COLLECTED MATERIAL:

▼

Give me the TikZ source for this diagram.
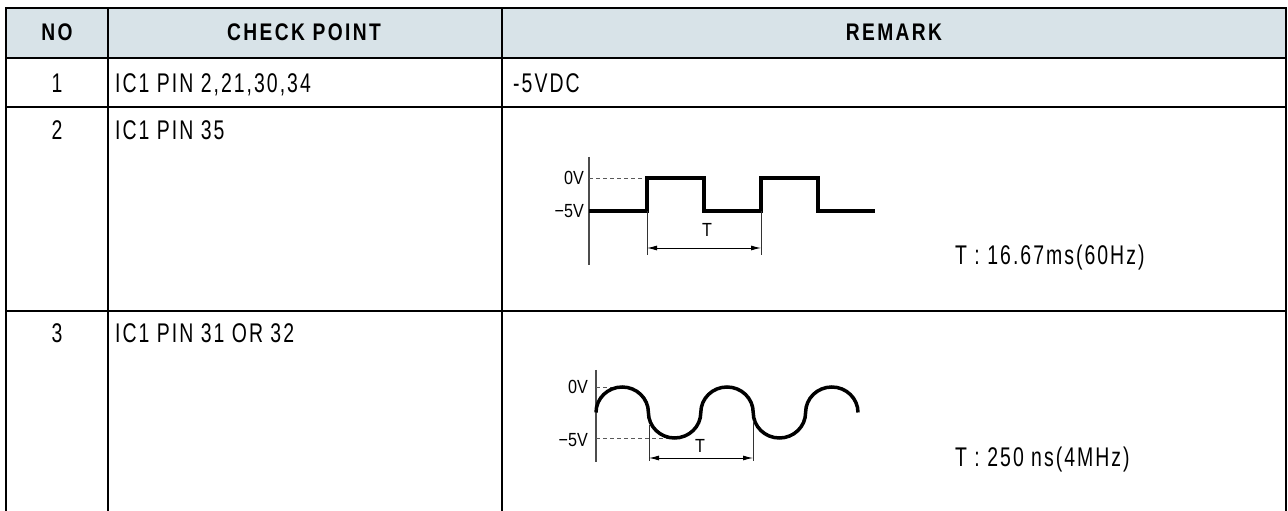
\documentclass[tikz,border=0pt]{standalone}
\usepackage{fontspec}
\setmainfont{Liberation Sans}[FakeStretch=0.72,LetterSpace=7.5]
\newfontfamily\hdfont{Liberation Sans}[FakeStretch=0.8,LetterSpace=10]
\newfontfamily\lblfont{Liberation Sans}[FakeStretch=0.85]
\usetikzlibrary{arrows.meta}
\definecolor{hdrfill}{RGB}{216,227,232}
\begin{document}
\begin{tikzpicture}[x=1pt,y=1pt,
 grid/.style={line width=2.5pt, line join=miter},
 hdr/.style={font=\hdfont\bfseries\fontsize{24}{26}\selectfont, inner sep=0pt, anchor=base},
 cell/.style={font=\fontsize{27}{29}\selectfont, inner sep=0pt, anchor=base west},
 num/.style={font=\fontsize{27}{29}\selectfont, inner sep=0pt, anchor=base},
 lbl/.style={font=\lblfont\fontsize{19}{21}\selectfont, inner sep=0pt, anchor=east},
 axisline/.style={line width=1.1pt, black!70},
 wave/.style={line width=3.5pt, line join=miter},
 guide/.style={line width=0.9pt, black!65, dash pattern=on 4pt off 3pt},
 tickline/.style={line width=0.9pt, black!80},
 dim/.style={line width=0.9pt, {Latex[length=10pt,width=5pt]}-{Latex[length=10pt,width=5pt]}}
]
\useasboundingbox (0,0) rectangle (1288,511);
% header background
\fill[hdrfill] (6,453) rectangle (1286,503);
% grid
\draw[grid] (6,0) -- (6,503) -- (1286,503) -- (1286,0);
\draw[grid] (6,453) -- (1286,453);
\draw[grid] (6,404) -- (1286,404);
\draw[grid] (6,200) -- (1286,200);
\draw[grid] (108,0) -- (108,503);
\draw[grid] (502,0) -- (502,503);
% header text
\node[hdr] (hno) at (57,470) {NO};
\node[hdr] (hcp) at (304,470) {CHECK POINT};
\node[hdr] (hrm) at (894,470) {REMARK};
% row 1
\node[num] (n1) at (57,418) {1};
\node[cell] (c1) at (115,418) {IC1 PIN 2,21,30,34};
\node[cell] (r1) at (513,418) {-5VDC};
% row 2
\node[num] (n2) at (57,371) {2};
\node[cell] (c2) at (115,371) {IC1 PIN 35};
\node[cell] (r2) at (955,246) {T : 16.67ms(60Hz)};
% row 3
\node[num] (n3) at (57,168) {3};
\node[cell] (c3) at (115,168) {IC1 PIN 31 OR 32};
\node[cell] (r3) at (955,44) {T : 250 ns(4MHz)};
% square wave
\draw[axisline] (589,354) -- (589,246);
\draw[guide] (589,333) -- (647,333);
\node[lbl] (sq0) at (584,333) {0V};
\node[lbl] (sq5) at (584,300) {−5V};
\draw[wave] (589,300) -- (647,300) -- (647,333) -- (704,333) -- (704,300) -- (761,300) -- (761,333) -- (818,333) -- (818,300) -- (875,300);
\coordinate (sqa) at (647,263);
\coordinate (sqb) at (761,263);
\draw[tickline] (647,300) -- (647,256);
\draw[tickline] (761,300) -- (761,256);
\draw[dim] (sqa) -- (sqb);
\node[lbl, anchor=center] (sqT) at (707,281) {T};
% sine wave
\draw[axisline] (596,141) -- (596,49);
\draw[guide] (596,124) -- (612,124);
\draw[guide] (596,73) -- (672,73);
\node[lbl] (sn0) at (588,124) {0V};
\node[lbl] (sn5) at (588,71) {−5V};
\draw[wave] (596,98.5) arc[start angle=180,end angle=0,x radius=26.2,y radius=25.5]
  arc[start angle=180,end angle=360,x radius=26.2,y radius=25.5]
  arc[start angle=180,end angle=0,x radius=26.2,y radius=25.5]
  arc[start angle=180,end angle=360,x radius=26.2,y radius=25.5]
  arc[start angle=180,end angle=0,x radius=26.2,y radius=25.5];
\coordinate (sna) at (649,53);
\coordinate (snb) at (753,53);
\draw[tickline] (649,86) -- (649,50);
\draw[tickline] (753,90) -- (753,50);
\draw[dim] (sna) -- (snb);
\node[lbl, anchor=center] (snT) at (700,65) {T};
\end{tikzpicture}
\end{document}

▲

Skipping the pictures, transcribe each line above exactly as it appears.

Give me the TikZ source for this diagram.
\documentclass[tikz,border=0pt]{standalone}
\usepackage{fontspec}
\setmainfont{Liberation Sans}[FakeStretch=0.72,LetterSpace=7.5]
\newfontfamily\hdfont{Liberation Sans}[FakeStretch=0.8,LetterSpace=10]
\newfontfamily\lblfont{Liberation Sans}[FakeStretch=0.85]
\usetikzlibrary{arrows.meta}
\definecolor{hdrfill}{RGB}{216,227,232}
\begin{document}
\begin{tikzpicture}[x=1pt,y=1pt,
 grid/.style={line width=2.5pt, line join=miter},
 hdr/.style={font=\hdfont\bfseries\fontsize{24}{26}\selectfont, inner sep=0pt, anchor=base},
 cell/.style={font=\fontsize{27}{29}\selectfont, inner sep=0pt, anchor=base west},
 num/.style={font=\fontsize{27}{29}\selectfont, inner sep=0pt, anchor=base},
 lbl/.style={font=\lblfont\fontsize{19}{21}\selectfont, inner sep=0pt, anchor=east},
 axisline/.style={line width=1.1pt, black!70},
 wave/.style={line width=3.5pt, line join=miter},
 guide/.style={line width=0.9pt, black!65, dash pattern=on 4pt off 3pt},
 tickline/.style={line width=0.9pt, black!80},
 dim/.style={line width=0.9pt, {Latex[length=10pt,width=5pt]}-{Latex[length=10pt,width=5pt]}}
]
\useasboundingbox (0,0) rectangle (1288,511);
% header background
\fill[hdrfill] (6,453) rectangle (1286,503);
% grid
\draw[grid] (6,0) -- (6,503) -- (1286,503) -- (1286,0);
\draw[grid] (6,453) -- (1286,453);
\draw[grid] (6,404) -- (1286,404);
\draw[grid] (6,200) -- (1286,200);
\draw[grid] (108,0) -- (108,503);
\draw[grid] (502,0) -- (502,503);
% header text
\node[hdr] (hno) at (57,470) {NO};
\node[hdr] (hcp) at (304,470) {CHECK POINT};
\node[hdr] (hrm) at (894,470) {REMARK};
% row 1
\node[num] (n1) at (57,418) {1};
\node[cell] (c1) at (115,418) {IC1 PIN 2,21,30,34};
\node[cell] (r1) at (513,418) {-5VDC};
% row 2
\node[num] (n2) at (57,371) {2};
\node[cell] (c2) at (115,371) {IC1 PIN 35};
\node[cell] (r2) at (955,246) {T : 16.67ms(60Hz)};
% row 3
\node[num] (n3) at (57,168) {3};
\node[cell] (c3) at (115,168) {IC1 PIN 31 OR 32};
\node[cell] (r3) at (955,44) {T : 250 ns(4MHz)};
% square wave
\draw[axisline] (589,354) -- (589,246);
\draw[guide] (589,333) -- (647,333);
\node[lbl] (sq0) at (584,333) {0V};
\node[lbl] (sq5) at (584,300) {−5V};
\draw[wave] (589,300) -- (647,300) -- (647,333) -- (704,333) -- (704,300) -- (761,300) -- (761,333) -- (818,333) -- (818,300) -- (875,300);
\coordinate (sqa) at (647,263);
\coordinate (sqb) at (761,263);
\draw[tickline] (647,300) -- (647,256);
\draw[tickline] (761,300) -- (761,256);
\draw[dim] (sqa) -- (sqb);
\node[lbl, anchor=center] (sqT) at (707,281) {T};
% sine wave
\draw[axisline] (596,141) -- (596,49);
\draw[guide] (596,124) -- (612,124);
\draw[guide] (596,73) -- (672,73);
\node[lbl] (sn0) at (588,124) {0V};
\node[lbl] (sn5) at (588,71) {−5V};
\draw[wave] (596,98.5) arc[start angle=180,end angle=0,x radius=26.2,y radius=25.5]
  arc[start angle=180,end angle=360,x radius=26.2,y radius=25.5]
  arc[start angle=180,end angle=0,x radius=26.2,y radius=25.5]
  arc[start angle=180,end angle=360,x radius=26.2,y radius=25.5]
  arc[start angle=180,end angle=0,x radius=26.2,y radius=25.5];
\coordinate (sna) at (649,53);
\coordinate (snb) at (753,53);
\draw[tickline] (649,86) -- (649,50);
\draw[tickline] (753,90) -- (753,50);
\draw[dim] (sna) -- (snb);
\node[lbl, anchor=center] (snT) at (700,65) {T};
\end{tikzpicture}
\end{document}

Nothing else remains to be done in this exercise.